When several others left the country for fairer climes and greener pastures, some despairing that English would never make a dramatic come-back into the literary sphere, James would not even think of doing so. And as he was married to his charming Australian wife, Sonia, it would have been so easy for him to up and go. He was a passionate patriot. "I am a man from the South,” he would boast, "I use English to express myself, it was the language of my education, my favourite reading matter the English classics and moderns like Hemingway, Scott, Fitzgerald and Maugham, those greats of the early to mid 20th century. But I tell you,” he would add, "English will come back here. It has to. There is no way we can do without it." And that was in the arid desert-days for the language in the 'Bandaranaike era'.

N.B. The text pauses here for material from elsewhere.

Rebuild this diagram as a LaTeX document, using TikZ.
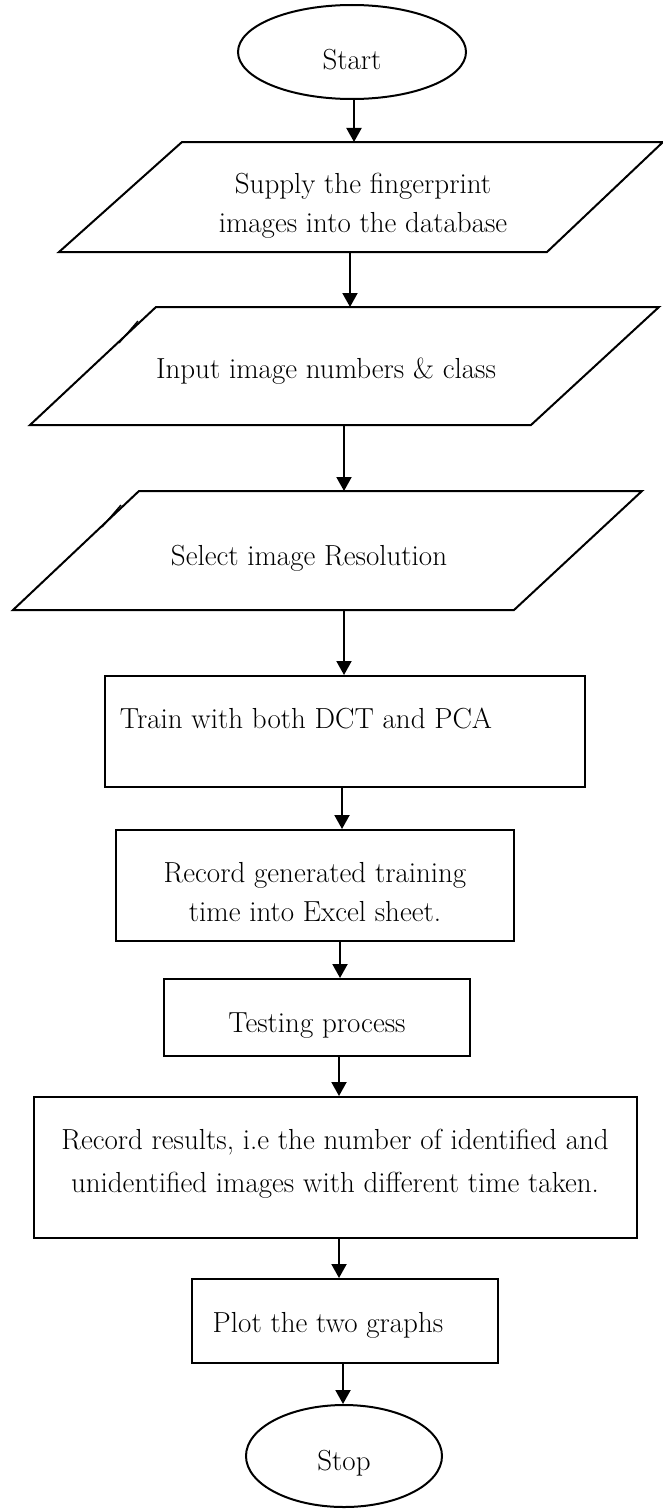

Two very exclusive English Literary Festivals in Galle (a city strongly associated with the minority Dutch Burghers, the only people remaining in this land whose first language/mother tongue is English) is proof that James' prediction was true. How pleased and proud he would be to know that, except for one or two local literary luminaries, the majority whose names were put up in lights at Galle, among our locals, were all to whom English, as it was for James Goonewardene, is not their mother tongue.

I am reminded of what the wife of the Ambassador for Czechoslovakia told me in 1974. The way you Sri Lankan people nurture English is how the Polish people nurture Roman Catholicism!

The Roman Church in the 1980s elected a Polish Pontiff. There is nothing I thought to prevent one of our own English – literary – lights (after the Galle Festival) from carrying away the Nobel Prize for Literature or better (as it is awarded for an English-language novel) the Booker Prize. I mean a Sri Lankan who is not only born Sri Lanka but who had remained here through all the vicissitudes of our turbulent modern times. And none would be more pleased and proud than James Goonewardene, who may have been forgotten at Galle where only the living "greats" were feted but whose books are his lasting memorial. His several novels he chose to write in English - English that was so deplorably marginalized after 1956 so that here in our country it has become mostly the language only of the few elite privileged ones; a pity indeed as James Goonewardene believed. He wanted it made available to all, even the barman's children at his favourite (SSC) Club.

James Goonewardene, the writer, stood a head and shoulders taller than most others in this isle. He dreamed his dream but time inexorably caught up with him: he did not live to see it fulfilled. He deserves to be remembered but there is only space for the living in a country where blood and death even cast their shadows on the scintillating spectacle: the second English Literary Festival in Galle.